§ **AIM**
Keep every line where the word "chart" appears; drop the rest.

☆ ☆ ☆ ☆ ☆

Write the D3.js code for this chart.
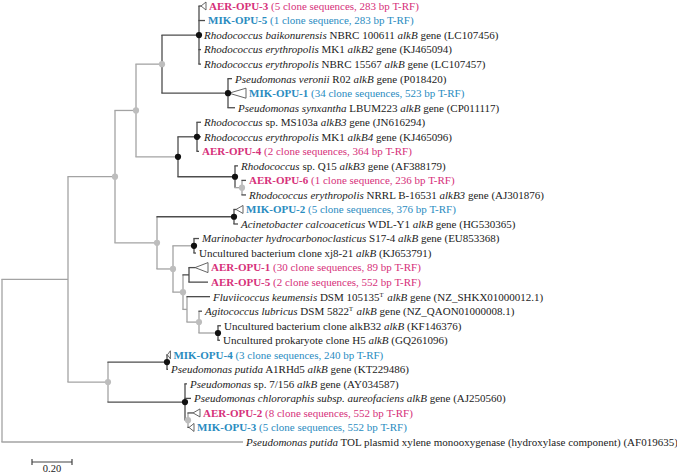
<!DOCTYPE html>
<html><head><meta charset="utf-8">
<script src="https://cdn.jsdelivr.net/npm/d3@7"></script>
<style>
html,body{margin:0;padding:0;background:#fff;}
svg{display:block;}
</style></head>
<body>
<svg id="chart" width="677" height="474"></svg>
<script>
// ---------- DATA ----------
const taxa = ["AER-OPU-3","MIK-OPU-5","R.baik","R.ery.MK1.B2","R.ery.NBRC","P.veronii","MIK-OPU-1","P.synxantha",
  "R.MS103a","R.ery.MK1.B4","AER-OPU-4","R.Q15","AER-OPU-6","R.ery.NRRL","MIK-OPU-2","A.calco","M.hydro","Unc.xj8",
  "AER-OPU-1","AER-OPU-5","F.keum","A.lubr","Unc.alkB32","Unc.H5","MIK-OPU-4","P.putida.A1","P.sp7156","P.chloro",
  "AER-OPU-2","MIK-OPU-3","P.putida.TOL"];
const taxonLabels = [
  "AER-OPU-3| (5 clone sequences, 283 bp T-RF)",
  "MIK-OPU-5| (1 clone sequence, 283 bp T-RF)",
  "*Rhodococcus baikonurensis* NBRC 100611 *alkB* gene (LC107456)",
  "*Rhodococcus erythropolis* MK1 *alkB2* gene (KJ465094)",
  "*Rhodococcus erythropolis* NBRC 15567 *alkB* gene (LC107457)",
  "*Pseudomonas veronii* R02 *alkB* gene (P018420)",
  "MIK-OPU-1| (34 clone sequences, 523 bp T-RF)",
  "*Pseudomonas synxantha* LBUM223 *alkB* gene (CP011117)",
  "*Rhodococcus* sp. MS103a *alkB3* gene (JN616294)",
  "*Rhodococcus erythropolis* MK1 *alkB4* gene (KJ465096)",
  "AER-OPU-4| (2 clone sequences, 364 bp T-RF)",
  "*Rhodococcus* sp. Q15 *alkB3* gene (AF388179)",
  "AER-OPU-6| (1 clone sequence, 236 bp T-RF)",
  "*Rhodococcus erythropolis* NRRL B-16531 *alkB3* gene (AJ301876)",
  "MIK-OPU-2| (5 clone sequences, 376 bp T-RF)",
  "*Acinetobacter calcoaceticus* WDL-Y1 *alkB* gene (HG530365)",
  "*Marinobacter hydrocarbonoclasticus* S17-4 *alkB* gene (EU853368)",
  "Uncultured bacterium clone xj8-21 *alkB* (KJ653791)",
  "AER-OPU-1| (30 clone sequences, 89 bp T-RF)",
  "AER-OPU-5| (2 clone sequences, 552 bp T-RF)",
  "*Fluviicoccus keumensis* DSM 105135^T^ *alkB* gene (NZ_SHKX01000012.1)",
  "*Agitococcus lubricus* DSM 5822^T^ *alkB* gene (NZ_QAON01000008.1)",
  "Uncultured bacterium clone alkB32 *alkB* (KF146376)",
  "Uncultured prokaryote clone H5 *alkB* (GQ261096)",
  "MIK-OPU-4| (3 clone sequences, 240 bp T-RF)",
  "*Pseudomonas putida* A1RHd5 *alkB* gene (KT229486)",
  "*Pseudomonas* sp. 7/156 *alkB* gene (AY034587)",
  "*Pseudomonas chlororaphis subsp. aureofaciens alkB* gene (AJ250560)",
  "AER-OPU-2| (8 clone sequences, 552 bp T-RF)",
  "MIK-OPU-3| (5 clone sequences, 552 bp T-RF)",
  "*Pseudomonas putida* TOL plasmid xylene monooxygenase (hydroxylase component) (AF019635)"
];
// tree edges (child, parent, branch length), in drawing order
const edgeChild = ["A","B","C","D","F","AER-OPU-3","MIK-OPU-5","R.baik","R.ery.MK1.B2","R.ery.NBRC",
  "G","P.veronii","MIK-OPU-1","P.synxantha","E","H","R.MS103a","R.ery.MK1.B4","AER-OPU-4","I","R.Q15","J",
  "AER-OPU-6","R.ery.NRRL","K","L","MIK-OPU-2","A.calco","M","N","M.hydro","Unc.xj8","O","P","AER-OPU-1",
  "AER-OPU-5","Q","F.keum","R","A.lubr","S","Unc.alkB32","Unc.H5","T","U","MIK-OPU-4","P.putida.A1","V",
  "P.sp7156","P.chloro","W","AER-OPU-2","MIK-OPU-3","P.putida.TOL"];
const edgeParent = ["root","A","B","C","D","F","F","F","F","F",
  "D","G","G","G","C","E","H","H","H","E","I","I",
  "J","J","B","K","L","L","K","M","N","N","M","O","P",
  "P","O","Q","Q","R","R","S","S","A","T","U","U","T",
  "V","V","V","W","W","root"];
const edgeLength = [0.33,0.235,0.105,0.13,0.185,0.01,0.03,0.01,0.01,0.01,
  0.33,0.02,0.005,0.035,0.21,0.095,0.02,0.02,0.01,0.285,0.015,0.035,
  0.02,0.02,0.21,0.385,0.01,0.02,0.08,0.105,0.025,0.01,0.05,0.03,0.03,
  0.095,0.02,0.115,0.06,0.015,0.095,0.015,0.01,0.2,0.295,0.002,0.005,0.385,
  0.01,0.03,0.015,0.025,0.005,1.205];
// collapsed clades (depth of collapsed subtree)
const collapsedIds = ["AER-OPU-3","MIK-OPU-1","MIK-OPU-2","AER-OPU-1","MIK-OPU-4","AER-OPU-2","MIK-OPU-3"];
const collapsedDepth = [0.025,0.085,0.035,0.065,0.015,0.035,0.025];
// bootstrap support classes
const supportHigh = ["F","G","E","H","I","L","N","S","U","V"];
const supportMid = ["B","C","D","K","M","O","J","R","W","T"];
const scaleBarValue = 0.2;
const scaleBarLabel = "0.20";

// ---------- STYLE ----------
const colAER = "#d6307a", colMIK = "#2a8cbf";
const lightStroke = "#a3a3a3", darkStroke = "#4d4d4d";
const lightEdges = new Set(["A","B","C","D","E","K","M","N","O","Q","R","S","T","J","W","P.putida.TOL"]);
const lightVerticals = new Set(["root","A","B","C","K","M","O","Q","R","T","J","W"]);
const FONT = "'Liberation Serif','Times New Roman',serif";
const FS = 11;

// ---------- BUILD ----------
const rows = [{id:"root", parentId:"", len:0}].concat(edgeChild.map((c,i)=>({id:c, parentId:edgeParent[i], len:edgeLength[i]})));
const root = d3.stratify().id(d=>d.id).parentId(d=>d.parentId||null)(rows);
root.eachBefore(n => { n.depthLen = n.parent ? n.parent.depthLen + n.data.len : 0; });

const x = d3.scaleLinear().domain([0,1]).range([2,202]);
const y = d3.scalePoint().domain(taxa).range([6,442]);

root.eachAfter(n => {
  if (!n.children) n.yy = y(n.id);
  else n.yy = (n.children[0].yy + n.children[n.children.length-1].yy)/2;
  n.xx = x(n.depthLen);
});

const svg = d3.select("#chart");
const g = svg.append("g");

// vertical connectors
root.descendants().filter(n=>n.children).forEach(n=>{
  const c0 = n.children[0], c1 = n.children[n.children.length-1];
  g.append("line").attr("x1",n.xx).attr("x2",n.xx).attr("y1",c0.yy).attr("y2",c1.yy)
   .attr("stroke", lightVerticals.has(n.id)?lightStroke:darkStroke).attr("stroke-width",1.3);
});
// horizontal branches
root.descendants().filter(n=>n.parent).forEach(n=>{
  g.append("line").attr("x1",n.parent.xx - 0.6).attr("x2",n.xx).attr("y1",n.yy).attr("y2",n.yy)
   .attr("stroke", lightEdges.has(n.id)?lightStroke:darkStroke).attr("stroke-width",1.3);
});
// collapsed triangles
const triEnd = {};
collapsedIds.forEach((id,i)=>{
  const n = root.find(d=>d.id===id);
  const x0 = n.xx, x1 = x(n.depthLen + collapsedDepth[i]);
  const h = collapsedDepth[i] > 0.05 ? 5 : 4;
  g.append("path").attr("d", `M${x0},${n.yy}L${x1},${n.yy-h}L${x1},${n.yy+h}Z`)
   .attr("fill","#fff").attr("stroke","#555").attr("stroke-width",0.9);
  triEnd[id] = x1;
});
// support dots
root.descendants().forEach(n=>{
  let fill = null;
  if (supportHigh.includes(n.id)) fill = "#111";
  else if (supportMid.includes(n.id)) fill = "#bdbdbd";
  if (fill) g.append("circle").attr("cx",n.xx).attr("cy",n.yy).attr("r",3.1).attr("fill",fill);
});

// labels
function addLabel(text, label){
  if (label.includes("|")) {
    const [nm, rest] = label.split("|");
    const col = nm.startsWith("AER") ? colAER : colMIK;
    text.attr("fill", col);
    text.append("tspan").attr("font-weight","bold").text(nm);
    text.append("tspan").text(rest);
    return;
  }
  text.attr("fill","#222");
  const re = /(\*[^*]+\*|\^[^^]+\^)/g;
  const parts = label.split(re).filter(s=>s.length);
  parts.forEach(p=>{
    if (p.startsWith("*")) text.append("tspan").attr("font-style","italic").text(p.slice(1,-1));
    else if (p.startsWith("^")) {
      text.append("tspan").attr("font-size",6.5).attr("dy",-4).text(p.slice(1,-1));
      text.append("tspan").attr("dy",4).text("\u200A");
    } else text.append("tspan").text(p);
  });
}
root.leaves().forEach(n=>{
  const i = taxa.indexOf(n.id);
  const tx = (triEnd[n.id] !== undefined ? triEnd[n.id] : n.xx) + 3;
  const t = g.append("text").attr("x",tx).attr("y",n.yy).attr("dy","0.35em")
    .attr("font-family",FONT).attr("font-size",FS);
  addLabel(t, taxonLabels[i]);
});

// scale bar
const sb0 = 32, sbY = 462;
const sbW = x(scaleBarValue) - x(0);
g.append("line").attr("x1",sb0).attr("x2",sb0+sbW).attr("y1",sbY).attr("y2",sbY).attr("stroke","#444").attr("stroke-width",1.2);
[sb0, sb0+sbW].forEach(px=>g.append("line").attr("x1",px).attr("x2",px).attr("y1",sbY-3).attr("y2",sbY+3).attr("stroke","#444").attr("stroke-width",1.2));
g.append("text").attr("x",sb0+sbW/2).attr("y",sbY+9.5).attr("text-anchor","middle")
  .attr("font-family",FONT).attr("font-size",10.5).attr("fill","#222").text(scaleBarLabel);
</script>
</body></html>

☆ ☆ ☆ ☆ ☆

§ **TASK RESPONSE**
Write the D3.js code for this chart.
<svg id="chart" width="677" height="474"></svg>
const svg = d3.select("#chart");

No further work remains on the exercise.